City Attorney Tom Hallinan told council members if the assembly was purely social, it did not violate the requirements set forth in the Brown Act.

“We need to get to the bottom of this,” said Dunlop. “I’m very troubled by the way the events fall.”

In his address, Heath stated that during the gathering Camacho expressed the need to remove Guardiola from the advisory board. Camacho reportedly made disparaging remarks about the chamber and the chamber’s management of BID funds.

In an interview, Camacho said that prior to her appointment she attended a BID meeting with Paul. She noticed the hotel operators asking Guardiola about the budget and marketing plan and “knew something was wrong.”

Camacho, who worked on Paul’s campaign, had previously informed Paul of her background in tourism bureaus and working with local chambers of commerce. Paul asked Camacho to interview for one of the at-large positions and was later appointed by the council.

“When we finally became official,” Camacho said, “I met with one of the hotel representatives who made calls for others to meet with me.”

Camacho said she called Houk and asked him to accompany her to the meeting. She said she didn’t inform Guardiola and Amy Erwin, the other at-large member, because she had already met them. Camacho informed Paul of the meeting and described it to her as a “meet and greet.”

During the get together, Camacho said she felt the others were not happy with Guardiola based on questions she was asked about by the lodging representatives of not being shown a marketing plan or budget. There were also concerns about the lack of electronic promotion of the city on the Internet.

“According to them, they hadn’t met with the chamber since 2008,” Camacho said. “There seemed like a big disconnect.”

Camacho questioned whether a member of the chamber of commerce should be on the BID due to a 2008 city resolution where the city’s transient tax is 7 percent going to the city with a 2 percent assessment going directly to the Chamber of Commerce.

Camacho said the hotel owners were not pleased with the assessment and told her, “They back-doored us.”

When Camacho finally reviewed the BID budget she criticized a $12,000 charge for a “press release program” and $20,000 spent for Cardoza Associates with no explanation.

“To be on the board and be on the receiving end of how the money was spent is a conflict,” Camacho said. “That’s a no-brainer.”

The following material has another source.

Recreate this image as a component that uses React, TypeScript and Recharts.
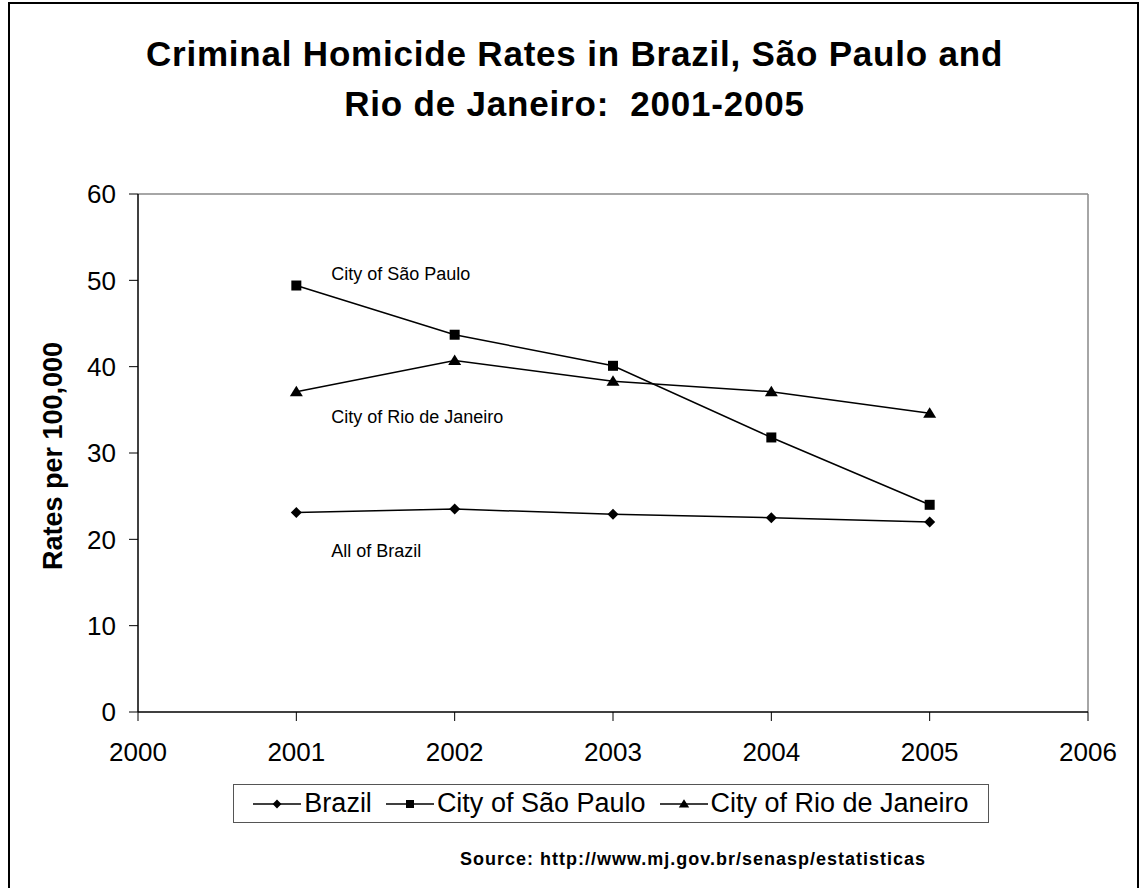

Camacho said she did not think Guardiola was qualified to be on the BID. She pointed out the resolution that stated the committee would be made of members of the community and believes that since Guardiola doesn’t live in Oakdale, she doesn’t qualify.

When she heard her get together was on for discussion at the March 21 council meeting, she was taken aback.

“I was totally surprised how this came about. There was no courtesy or inquiry of what they were hearing,” Camacho said. “You’d think the chamber of commerce would have a protocol. That’s tacky.”

Camacho said as an appointed committee member, she was not familiar with the Brown Act restrictions about discussing commission business.

Heath and Guardiola both declined to be interviewed while the city council looks into the matter.

The ad hoc committee looking into this incident will be made up of Dunlop and Brennan, City Attorney Hallinan, and two members selected from the community.